I would love help in exploring the implementation of a zero inflated Normal. I think of my model as a Mixture model where there is some probability that the outcome variable will be zero. And then if not zero it has some value with distribution mu and std. I would love to model this as a Mixture model but have not been able to find a good implementation. Thanks!

An example of distribution:
Screen Shot 2021-02-28 at 1.41.22 PM

It’s unusual to have a zero-inflated continuous distribution (e.g. normal). However, pymc3 provides a number of zero-inflated discrete distributions (Poisson, Binomial, Neg. Binomial), which might be suitable to your data, based on the figure you provided. If your data is continuous, you could transform it by binning and scaling it to the naturals.

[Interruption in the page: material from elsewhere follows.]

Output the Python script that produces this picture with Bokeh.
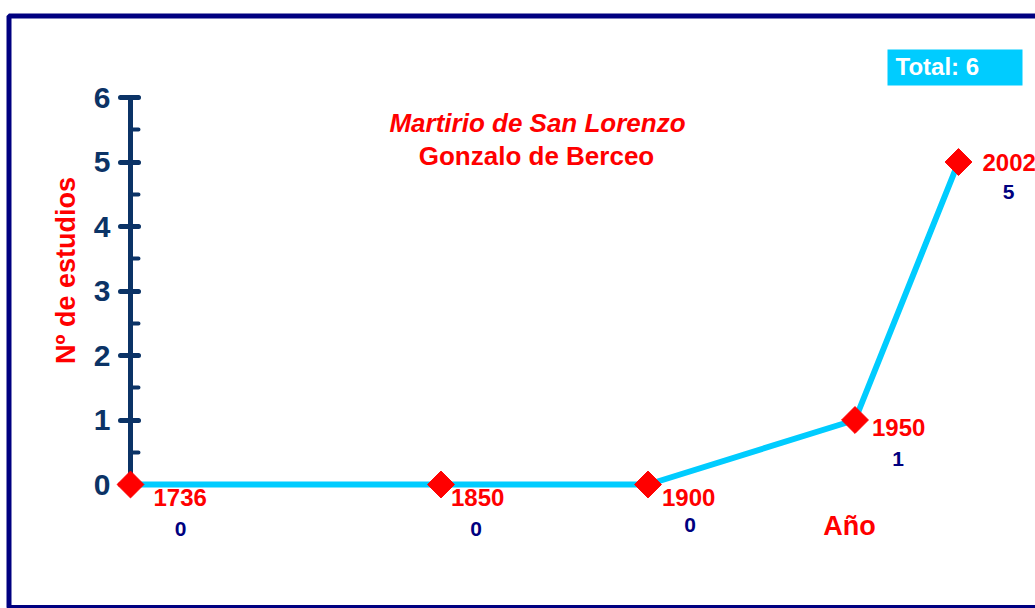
import math
from bokeh.plotting import figure
from bokeh.models import (ColumnDataSource, LinearAxis, SingleIntervalTicker, Range1d,
                          Label, BoxAnnotation)
from bokeh.core.properties import value
from bokeh.embed import file_html
from bokeh.resources import INLINE

# ---- data ----
years = ["1736", "1850", "1900", "1950", "2002"]
x_slot = [0, 3, 5, 7, 8]          # horizontal slot of each year on the chart
studies = [0, 0, 0, 1, 5]
total_label = "Total: 6"
title_line1 = "Martirio de San Lorenzo"
title_line2 = "Gonzalo de Berceo"
y_label = "Nº de estudios"
x_label = "Año"
y_ticks = [0, 1, 2, 3, 4, 5, 6]

# ---- label layout (screen offsets, px) ----
year_dx = [23, 10, 14, 17, 24]
year_dy = [13, 13, 13, 7, 0]
val_dx = [50, 35, 42, 43, 50]
val_dy = [44, 44, 40, 39, 30]

FONT = "Liberation Sans"
RED = "#FF0000"
NAVY = "#000080"
AXIS = "#0B3366"
CYAN = "#00CCFF"

p = figure(width=1035, height=608, output_backend="svg", toolbar_location=None,
           x_axis_location=None, y_axis_location=None,
           x_range=Range1d(-1.25604, 8.74396), y_range=Range1d(-1.92248, 7.50388),
           min_border_left=0, min_border_right=0, min_border_bottom=0, min_border_top=0)
p.grid.visible = False
p.background_fill_color = "white"
p.border_fill_color = "white"
p.outline_line_color = None


def px_x(px):
    return (px - 130) / 103.5


def px_y(py):
    return (484 - py) / 64.5


# outer frame of the chart
p.add_layout(BoxAnnotation(left=px_x(8.5), right=px_x(1100), top=px_y(15.5), bottom=px_y(607),
                           fill_alpha=0, line_color=NAVY, line_alpha=1, line_width=5))

yaxis = LinearAxis(fixed_location=0, bounds=(min(y_ticks), max(y_ticks)),
                   ticker=SingleIntervalTicker(interval=1, num_minor_ticks=2))
yaxis.axis_line_color = AXIS
yaxis.axis_line_width = 5
yaxis.major_tick_line_color = AXIS
yaxis.major_tick_line_width = 5
yaxis.major_tick_line_cap = "round"
yaxis.major_tick_out = 10
yaxis.major_tick_in = 8
yaxis.minor_tick_line_color = AXIS
yaxis.minor_tick_line_width = 4
yaxis.minor_tick_line_cap = "round"
yaxis.minor_tick_out = 0
yaxis.minor_tick_in = 8
yaxis.major_label_text_font = FONT
yaxis.major_label_text_font_style = "bold"
yaxis.major_label_text_font_size = "30px"
yaxis.major_label_text_color = AXIS
yaxis.major_label_standoff = 10
p.add_layout(yaxis, "left")

src = ColumnDataSource(dict(x=x_slot, y=studies, year=years,
                            val=[str(v) for v in studies],
                            ydx=year_dx, ydy=year_dy, vdx=val_dx, vdy=val_dy))

p.line("x", "y", source=src, line_color=CYAN, line_width=6)
p.scatter("x", "y", source=src, marker="square", size=19, angle=math.pi / 4,
          fill_color=RED, line_color=RED, level="overlay")

p.text("x", "y", text="year", source=src, x_offset="ydx", y_offset="ydy",
       text_font=value(FONT), text_font_style="bold", text_font_size="24px",
       text_color=RED, text_align="left", text_baseline="middle")
p.text("x", "y", text="val", source=src, x_offset="vdx", y_offset="vdy",
       text_font=value(FONT), text_font_style="bold", text_font_size="21px",
       text_color=NAVY, text_align="center", text_baseline="middle")

p.add_layout(Label(x=px_x(537), y=px_y(122), text=title_line1, text_font=FONT,
                   text_font_style="bold italic", text_font_size="26px", text_color=RED,
                   text_align="center", text_baseline="middle"))
p.add_layout(Label(x=px_x(536), y=px_y(155), text=title_line2, text_font=FONT,
                   text_font_style="bold", text_font_size="26px", text_color=RED,
                   text_align="center", text_baseline="middle"))
p.add_layout(Label(x=px_x(65), y=px_y(270), text=y_label, angle=math.pi / 2,
                   text_font=FONT, text_font_style="bold", text_font_size="27px",
                   text_color=RED, text_align="center", text_baseline="middle"))
p.add_layout(Label(x=px_x(849), y=px_y(525), text=x_label, text_font=FONT,
                   text_font_style="bold", text_font_size="27px", text_color=RED,
                   text_align="center", text_baseline="middle"))

p.add_layout(BoxAnnotation(left=px_x(887), right=px_x(1022), top=px_y(49), bottom=px_y(85),
                           fill_color=CYAN, fill_alpha=1, line_alpha=0))
p.add_layout(Label(x=px_x(895), y=px_y(66), text=total_label, text_font=FONT,
                   text_font_style="bold", text_font_size="24px", text_color="white",
                   text_align="left", text_baseline="middle"))

open("out.html", "w").write(file_html(p, INLINE))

Spike and slab can be used, it’s often used as a prior but can also be used for likelihood.

or also check the Tweedie distribution

1 Like

I can’t comment on how unusual they are in general, but one can certainly find plenty of zero-inflated continuous dists in insurance claims severity data, and probably anywhere there’s conditional outcomes on events.

McElreath has a nice example here for a zero-inflated gamma likelihood on the quantity of meat returned from hunting expeditions. I used this model principle with success for a zero-inflated lognormal likelihood.

There is a good discussion here: Zero-Inflated models in Stan - General - The Stan Forums

A mixture between continuous and discrete is not really a mixture and more a model with two outcomes/ likelihoods (one binomial for the discrete zeros and one continuous for the rest). Since there is no crosstalk between the two components one can model them separately or ignore one altogether (e.g drop the zeros) without loss of information for the kept parameters.

One exception is if there is considerable rounding going on that the (now) discretized continuous distribution can actually generate zeros.

Thanks for the link - will read. I thought it interesting the McElreath’s model treats the mixing parameter pi as continuous (he uses a Normal with invlogit link), presumably to keep parameter space smooth and let his MvN priors work…


Also someone on that thread called such a mixture “zero-augmented” to indicate of course that the continuous distance of choice might not have any support on zero. I quite like that terminology, will use.